Beide Plakate: Papen / Hansen, Rettet die Liebe. Deutschland, ca. 1995, Offsetdruck, © Aidshilfe Köln e.V.
„Rettet die Liebe!“, so lautet auch der Titel der Ausstellung des Deutschen Plakat Museums im Museum Folkwang zum Thema „Internationale Plakate gegen AIDS“. Den Verantwortlichen des Projektes, Museumsdirektor Peter Gorschlüter und Sammlungsleiter René Grohnert, war – wie sie betonen – wichtig, einen Schwerpunkt auf Plakate zu legen, „die sich gegen die Stigmatisierung und Ausgrenzung der Betroffenen wenden.“

Claudio Alessandri Design (Momix dancers: Erin Elliott, Solveig Olsen, Terry Pexton, Brian Sanders), Stop AIDS now, AIDS-Hilfen Österreichs, Österreich, 1995, Offsetdruck, © Die AIDS-Hilfen Österreichs
Die Sammlung des Museums Folkwang umfasst insgesamt über 2000 Plakate zum Thema AIDS, daraus ist eine Auswahl von 180 Beispielen aus fünf Kontinenten und 29 Ländern in der Schau zu sehen. „Das Plakat – sei es digital oder in seiner analogen Form auf Plakatflächen im öffentlichen Raum – trägt seit Bekanntwerden der HIV-Infektion in den 1980er Jahren wesentlich dazu bei, Prävention voranzutreiben und auch jüngere Generationen zu informieren und zu sensibilisieren“, so Gorschlüter/Grohnert, denen es ein Anliegen ist, mit ihrer Ausstellung an ein wichtiges, aber vielleicht in letzter Zeit etwas in den Hintergrund geratenes, Problem zu erinnern.

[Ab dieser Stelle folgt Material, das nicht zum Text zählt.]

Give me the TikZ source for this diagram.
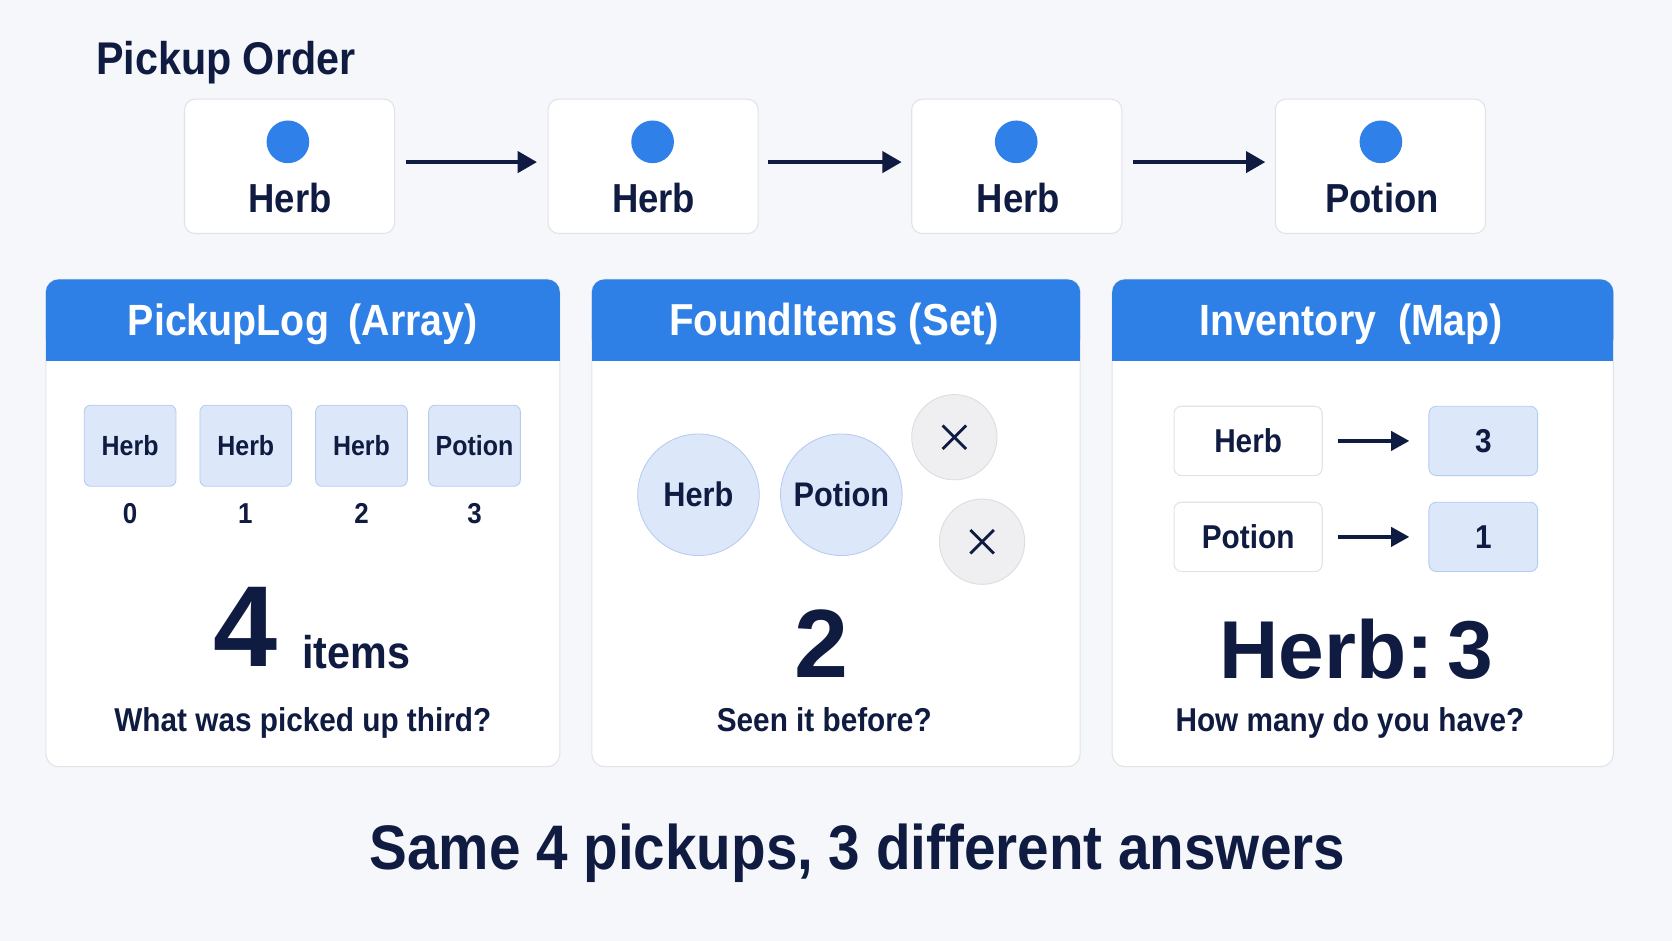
\documentclass[tikz,border=0pt]{standalone}
\usepackage{fontspec}
\setmainfont{Liberation Sans}
\newfontfamily\cf[FakeStretch=0.9]{Liberation Sans}
\usetikzlibrary{arrows.meta,calc}
\definecolor{navy}{HTML}{0F1B40}
\definecolor{bg}{HTML}{F5F7FA}
\definecolor{bordergray}{HTML}{E0E3E8}
\definecolor{hdrblue}{HTML}{2F80E6}
\definecolor{dotblue}{HTML}{2F80E8}
\definecolor{cellblue}{HTML}{DCE8FA}
\definecolor{cellborder}{HTML}{B5CCEF}
\definecolor{xfill}{HTML}{EFEFF1}
\definecolor{xborder}{HTML}{DADCE0}
\newcommand\setfs[1]{\fontsize{#1}{#1}\selectfont}
\tikzset{
  topbox/.style={draw=bordergray, fill=white, rounded corners=10pt, line width=1pt, minimum width=197pt, minimum height=126pt},
  dotnode/.style={circle, fill=dotblue, minimum size=40pt, inner sep=0pt},
  toplabel/.style={text=navy, font=\cf\bfseries\setfs{38}, anchor=base, inner sep=0pt},
  arr/.style={draw=navy, line width=3pt, -{Triangle[length=18pt,width=20pt]}},
  panel/.style={draw=bordergray, fill=white, rounded corners=12pt, line width=1pt},
  hdrtext/.style={text=white, font=\cf\bfseries\setfs{41}, anchor=base, inner sep=0pt},
  cell/.style={draw=cellborder, fill=cellblue, rounded corners=6pt, line width=0.8pt, minimum width=86pt, minimum height=76pt, text=navy, font=\cf\bfseries\setfs{26}, inner sep=0pt},
  idx/.style={text=navy, font=\cf\bfseries\setfs{27}, anchor=base, inner sep=0pt},
  setcirc/.style={circle, draw=cellborder, fill=cellblue, line width=0.8pt, minimum size=114pt, inner sep=0pt, text=navy, font=\cf\bfseries\setfs{32}},
  xcirc/.style={circle, draw=xborder, fill=xfill, line width=0.8pt, minimum size=80pt, inner sep=0pt},
  xmark/.style={draw=navy, line width=2.6pt},
  keybox/.style={draw=bordergray, fill=white, rounded corners=7pt, line width=1pt, minimum width=139pt, minimum height=65pt, text=navy, font=\cf\bfseries\setfs{31}, inner sep=0pt},
  valbox/.style={draw=cellborder, fill=cellblue, rounded corners=7pt, line width=0.8pt, minimum width=102pt, minimum height=65pt, text=navy, font=\cf\bfseries\setfs{31}, inner sep=0pt},
  smallarr/.style={draw=navy, line width=3.2pt, -{Triangle[length=17pt,width=18pt]}},
  sub/.style={text=navy, font=\cf\bfseries\setfs{31}, anchor=base, inner sep=0pt},
  big/.style={text=navy, font=\bfseries, anchor=base, inner sep=0pt}
}
\begin{document}
\begin{tikzpicture}[x=1pt, y=-1pt]
\fill[bg] (0,0) rectangle (1568,882);
\useasboundingbox (0,0) rectangle (1568,882);

% title
\node[text=navy, font=\cf\bfseries\setfs{43}, anchor=base west, inner sep=0pt] (title) at (90,70) {Pickup Order};

% top row
\node[topbox] (b1) at (271.5,156) {};
\node[topbox] (b2) at (612.5,156) {};
\node[topbox] (b3) at (953.5,156) {};
\node[topbox] (b4) at (1294.5,156) {};
\node[dotnode] (d1) at (270,133) {};
\node[dotnode] (d2) at (612,133) {};
\node[dotnode] (d3) at (953,133) {};
\node[dotnode] (d4) at (1295,133) {};
\node[toplabel] (l1) at (272,199) {Herb};
\node[toplabel] (l2) at (613,199) {Herb};
\node[toplabel] (l3) at (955,199) {Herb};
\node[toplabel] (l4) at (1296,199) {Potion};
\draw[arr, shorten <=10pt, shorten >=10pt] (b1.east |- 0,152) -- (b2.west |- 0,152);
\draw[arr, shorten <=9pt, shorten >=9pt] (b2.east |- 0,152) -- (b3.west |- 0,152);
\draw[arr, shorten <=10pt, shorten >=9pt] (b3.east |- 0,152) -- (b4.west |- 0,152);

% panels
\node[panel, minimum width=482pt, minimum height=457pt] (p1) at (284,490.5) {};
\node[panel, minimum width=458pt, minimum height=457pt] (p2) at (784,490.5) {};
\node[panel, minimum width=470pt, minimum height=457pt] (p3) at (1278,490.5) {};
\fill[hdrblue, rounded corners=12pt] (43,262) rectangle (525,330);
\fill[hdrblue] (43,318) rectangle (525,339);
\fill[hdrblue, rounded corners=12pt] (555,262) rectangle (1013,330);
\fill[hdrblue] (555,318) rectangle (1013,339);
\fill[hdrblue, rounded corners=12pt] (1043,262) rectangle (1513,330);
\fill[hdrblue] (1043,318) rectangle (1513,339);
\node[hdrtext] (h1) at (284,315) {PickupLog\hspace{0.45em}(Array)};
\node[hdrtext, font=\cf\bfseries\setfs{42}] (h2) at (782,315) {FoundItems (Set)};
\node[hdrtext] (h3) at (1267,315) {Inventory\hspace{0.5em}(Map)};

% panel 1
\node[cell] (c0) at (122,418) {Herb};
\node[cell] (c1) at (230.5,418) {Herb};
\node[cell] (c2) at (339,418) {Herb};
\node[cell] (c3) at (445,418) {Potion};
\node[idx] (i0) at (122,491) {0};
\node[idx] (i1) at (230,491) {1};
\node[idx] (i2) at (339,491) {2};
\node[idx] (i3) at (445,491) {3};
\node[big, font=\bfseries\setfs{108}] (n4) at (230,625) {4};
\node[text=navy, font=\cf\bfseries\setfs{43}, anchor=base, inner sep=0pt] (items) at (334,627) {items};
\node[sub] (s1) at (284,686) {What was picked up third?};

% panel 2
\node[setcirc] (sh) at (655,464) {Herb};
\node[setcirc] (sp) at (789,464) {Potion};
\node[xcirc] (x1) at (895,410) {};
\node[xcirc] (x2) at (921,508) {};
\draw[xmark] ($(x1)+(-11,-11)$) -- ($(x1)+(11,11)$);
\draw[xmark] ($(x1)+(-11,11)$) -- ($(x1)+(11,-11)$);
\draw[xmark] ($(x2)+(-11,-11)$) -- ($(x2)+(11,11)$);
\draw[xmark] ($(x2)+(-11,11)$) -- ($(x2)+(11,-11)$);
\node[big, font=\bfseries\setfs{91}] (n2) at (770,635) {2};
\node[sub] (s2) at (773,686) {Seen it before?};

% panel 3
\node[keybox] (k1) at (1170.5,413.5) {Herb};
\node[keybox] (k2) at (1170.5,503.5) {Potion};
\node[valbox] (v1) at (1391,413.5) {3};
\node[valbox] (v2) at (1391,503.5) {1};
\draw[smallarr, shorten <=14pt, shorten >=18pt] (k1) -- (v1);
\draw[smallarr, shorten <=14pt, shorten >=18pt] (k2) -- (v2);
\node[big, font=\bfseries\setfs{77}] (hb) at (1272,636) {Herb:\,3};
\node[sub] (s3) at (1266,686) {How many do you have?};

% bottom
\node[text=navy, font=\cf\bfseries\setfs{59}, anchor=base, inner sep=0pt] (foot) at (804,815) {Same 4 pickups, 3 different answers};
\end{tikzpicture}
\end{document}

Auf den verschiedenen Plakaten werden sehr unterschiedliche Zugänge zum Thema offenbar – bisweilen geprägt von Pathos, aber auch von Ironie oder einem betont sachlichen Zugang. Alle wollen Beachtung, man setzt auf Schockelemente und auf Anklage, auf Euphemisierung oder tabulose Offenheit.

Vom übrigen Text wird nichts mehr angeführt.